I wrote back in July about the Premiere selections from leading online wine merchant Laithwaites where, for a one-off yearly charge, they send you 2 additional bottles to try every time you purchase a case of wine.  These additions are specially picked wines by the Laithwaites team, the idea being that, because you haven’t ordered them, you probably won’t have tried them, and this promotes a good way to expanding your wine horizons.  In my first 3 months as a member I noted that the selections provided seemed firmly rooted at the £8.99 price-point, so I was pleased and interested when this months’ selections turned up with recommended retail prices set at £9.49 and £9.99.

Time to see if the extra pennies would add much in terms of the quality of these new discoveries.

LaithPremSB

Pago Centro Sauvignon Blanc 2015 – San Antonio, Chile – 13.5% abv – £9.49

A pleasing pale straw colour, with visible tears in the glass hinting at the high alcohol level from the well ripened grapes.  The San Antonio valley is coastal and so the natural heat of the climate is moderated with the cool sea air, giving a long balanced growing season.

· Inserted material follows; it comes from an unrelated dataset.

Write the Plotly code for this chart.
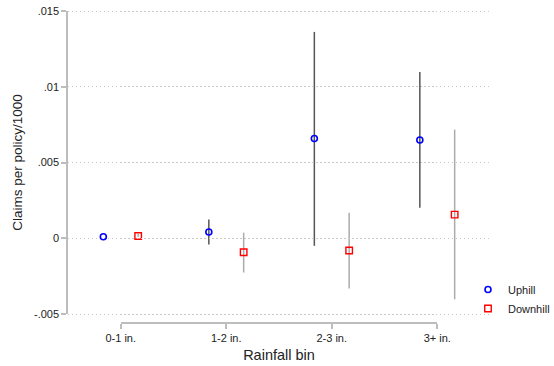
import plotly.graph_objects as go

categories = ["0-1 in.", "1-2 in.", "2-3 in.", "3+ in."]
cat_pos = [1, 2, 3, 4]
offset = 0.165

uphill = [0.0001, 0.00041, 0.00658, 0.00649]
uphill_lo = [0.0001, -0.00041, -0.0005, 0.00202]
uphill_hi = [0.0001, 0.00123, 0.01362, 0.01097]

downhill = [0.00015, -0.00092, -0.00081, 0.00156]
downhill_lo = [0.0001, -0.00226, -0.00331, -0.00403]
downhill_hi = [0.0003, 0.00037, 0.00169, 0.00717]

yticks = [-0.005, 0, 0.005, 0.01, 0.015]
yticklabels = ["-.005", "0", ".005", ".01", ".015"]

W, H = 554, 366
L, R, T, B = 68, 64, 7, 43
x_range = [0.5, 4.5]
y_range = [-0.005, 0.015]

plot_h = H - T - B          # 316 px
y_axis_top_px = 11          # pixel of .015
y_axis_bot_px = 314         # pixel of -.005
ext = 4                     # px of extra room for edge gridlines
per_px = (y_range[1] - y_range[0]) / (y_axis_bot_px - y_axis_top_px)
ydata_range = [y_range[0] - ext * per_px, y_range[1] + ext * per_px]
ydata_dom = [(H - B - (y_axis_bot_px + ext)) / plot_h, (H - B - (y_axis_top_px - ext)) / plot_h]
yaxis_dom = [(H - B - y_axis_bot_px) / plot_h, (H - B - y_axis_top_px) / plot_h]

fig = go.Figure()

def ci_lines(xs, lo, hi):
    xx, yy = [], []
    for x, a, b in zip(xs, lo, hi):
        xx += [x, x, None]
        yy += [a, b, None]
    return xx, yy

xu = [c - offset for c in cat_pos]
xd = [c + offset for c in cat_pos]

ux, uy = ci_lines(xu, uphill_lo, uphill_hi)
dx, dy = ci_lines(xd, downhill_lo, downhill_hi)

fig.add_trace(go.Scatter(x=ux, y=uy, mode="lines", line=dict(color="#555555", width=1.5),
                         showlegend=False, hoverinfo="skip", connectgaps=False))
fig.add_trace(go.Scatter(x=dx, y=dy, mode="lines", line=dict(color="#ababab", width=1.5),
                         showlegend=False, hoverinfo="skip", connectgaps=False))
fig.add_trace(go.Scatter(x=xu, y=uphill, mode="markers", name="Uphill",
                         marker=dict(symbol="circle-open", size=6, color="#0000ff",
                                     line=dict(width=1.6, color="#0000ff"))))
fig.add_trace(go.Scatter(x=xd, y=downhill, mode="markers", name="Downhill",
                         marker=dict(symbol="square-open", size=6.5, color="#ff0000",
                                     line=dict(width=1.4, color="#ff0000"))))
# dummy traces to create the display axes
fig.add_trace(go.Scatter(x=[None], y=[None], xaxis="x2", yaxis="y", showlegend=False,
                         hoverinfo="skip"))
fig.add_trace(go.Scatter(x=[None], y=[None], xaxis="x", yaxis="y2", showlegend=False,
                         hoverinfo="skip"))

span = x_range[1] - x_range[0]
axis_grey = "#bdbdbd"
txt = "#222222"
fig.update_layout(
    width=W, height=H,
    margin=dict(l=L, r=R, t=T, b=B, autoexpand=False),
    paper_bgcolor="white", plot_bgcolor="rgba(0,0,0,0)",
    font=dict(family="Liberation Sans, Arial, sans-serif", color=txt, size=11),
    xaxis=dict(range=x_range, domain=[0, 1], visible=False, showgrid=False, zeroline=False),
    xaxis2=dict(range=[cat_pos[0], cat_pos[-1]],
                domain=[(cat_pos[0] - x_range[0]) / span, (cat_pos[-1] - x_range[0]) / span],
                anchor="free", position=0,
                tickvals=cat_pos, ticktext=categories, ticks="outside", ticklen=5,
                tickcolor=axis_grey, tickwidth=1.5,
                showline=True, linecolor=axis_grey, linewidth=1.5,
                showgrid=False, zeroline=False,
                tickfont=dict(size=11, color=txt),
                title=dict(text="Rainfall bin", font=dict(size=14.5, color=txt), standoff=6)),
    yaxis=dict(range=ydata_range, domain=ydata_dom, anchor="x",
               tickvals=yticks, showticklabels=False, ticks="",
               showline=False,
               showgrid=True, gridcolor="#c8c8c8", gridwidth=1, griddash="1px,3px",
               zeroline=False),
    yaxis2=dict(range=y_range, domain=yaxis_dom, anchor="x",
                tickvals=yticks, ticktext=yticklabels, ticks="outside", ticklen=5,
                tickcolor=axis_grey, tickwidth=1.5,
                showline=True, linecolor=axis_grey, linewidth=1.5,
                showgrid=False, zeroline=False,
                tickfont=dict(size=11, color=txt),
                title=dict(text="Claims per policy/1000", font=dict(size=13.5, color=txt),
                           standoff=8)),
    legend=dict(x=(468 - L) / (W - L - R), y=(H - B - 275) / plot_h,
                xanchor="left", yanchor="top",
                font=dict(size=11, color=txt), bgcolor="rgba(0,0,0,0)",
                itemwidth=30, tracegroupgap=2),
    showlegend=True,
)

fig.write_html("out.html")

The nose is extremely full with a myriad of fruits and fragrances vying for attention.  Alongside the grassiness that you would expect from Sauvignon Blanc is a touch of dried tropical fruit alongside apples and pears, citrus, kiwi and asparagus.

This medium bodied wine is packed with a mouth-watering acidity.  The key notes are fleshy green apple, intense lime, cream, and just a touch of oil.  The interesting thing about this wine is the way that the layers approach you – one minute you are experiencing the fresh citrus, the next is a fruit medley, and then it is back to the citrus.  This carries on throughout the finish, which is extremely long and enjoyable.

After I raved about the Tesco Finest Sancerre last month, I am now completely converted to Sauvignon Blanc around the £10-£12 price-point.  Being primarily a red wine drinker, and well aware of the fashion for Sauvignon Blanc and the (too) abundant choice in the entry level arena, it has not been something that I have gravitated towards.  The producer here is top Chilean estate Luis Felipe Edwards, who have teamed up with award winning New Zealand winemaker Matt Thomson.  Clearly winemakers from New Zealand know a thing or two about producing Sauvignon Blanc, and the team effort here and the strict selection of grapes has produced a beautiful wine.

I’m definitely going to pick up more of this.

Don Mendo Gran Reserva 2008 – Carinena DO, Spain – 13% abv – £ 9.99

From the north-eastern Spanish region of Carinena, this wine is a blend of Tempranillo (60%), Grenache (30%) and Carinena (10%).

6 years maturing in both barrel and bottle have helped to give this wine an opaque dark appearance.  The nose is an austere, dark, stewed and confected mixture, with hints of red cherry sweetness and notable liquorice, and was actually incredibly similar to the nose of a Port.

The palate is smooth like velvet, but in contrast to the heaviness of the nose, the body comes though as medium and not over-bearing at all.  Dark cherry hits you straight away, and this gives way to a slightly distracting acidity which floods the mid-palate somewhat.  The finish is of a decent length and does retrieve some of the fully ripe fruits, but I detected a slight alcohol burn (which is odd as this isn’t that high alcohol).  After the first glass I left the wine to air for an hour and came back to it.  In fairness, the acidity had dropped away, the weight had rounded out and newer flavours of dark chocolate appeared to give the wine the body it needed.  This is a wine that I would recommend to decant first, and I don’t think I saw it at its best.

In summary, I think I need to try a further bottle to fully evaluate it.  It didn’t grab me straight away, which a good wine should be able to do, but there is clear evidence of good wine-making technique.

Even allowing for the need to re-try the Don Mendo, I adore the Pago Centro, which gives the ‘try a new wine’ experience a 50% success rate, and keeps me an advocate of the Premiere scheme.  I’m already looking forward to next month.